My Pexpect module is good for this type of scanning.
    http://pexpect.sourceforge.net/
Your code might then look like the follwing examples. Pexpect can match single
chars or arbitrary strings or regular expressions or lists of all of the above.
Note that Pexpect works on file descriptors. It doesn't operate
directly on file-like objects, so it wouldn't work on a StringIO object
(maybe I'll add that feature to future versions). But true file objects
have a file descriptor, so this should do what you want. 
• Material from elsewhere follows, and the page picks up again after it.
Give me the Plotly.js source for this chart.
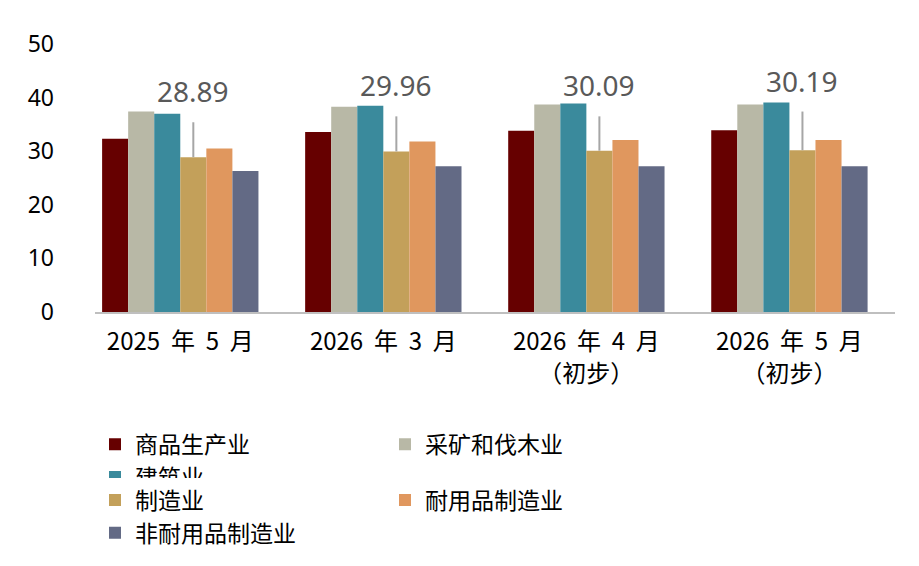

Store this test data in a file called "my_happy_file":
    This is data for the first chunk
    FIRST_DELIMITER This is now data for the second chunk.
    Notice that this chunk can span multiple lines.
    The delimiter can also sepcified as a regular expression.
    The delimiter does not need to be on a separate line. SECOND_DELIMITER

--- first exmaple -------------------------------------------------------------
import pexpect
fin = file ('my_happy_file', 'r')
reader = pexpect.spawn (fin.fileno()) # Uses the file descriptor of fin.
reader.expect ('FIRST_DELIMITER')
first_chunk = reader.before  # everything before the expected delimiter.
reader.expect ('SEC.*_DELIMITER')
second_chunk = reader.before
print first_chunk
print second_chunk
-------------------------------------------------------------------------------

Note that since you can look for a regular expression with subgroups 
that you could also match all your fields with one regular expression:

--- Second exmaple ------------------------------------------------------------
import pexpect
fin = file ('my_happy_file', 'r')
reader = pexpect.spawn (fin.fileno())
reader.expect ('(.*)FIRST_DELIMITER(.*)SECOND_DELIMITER')
print reader.match.group(1)
print reader.match.group(2)
-------------------------------------------------------------------------------

Yours,
Noah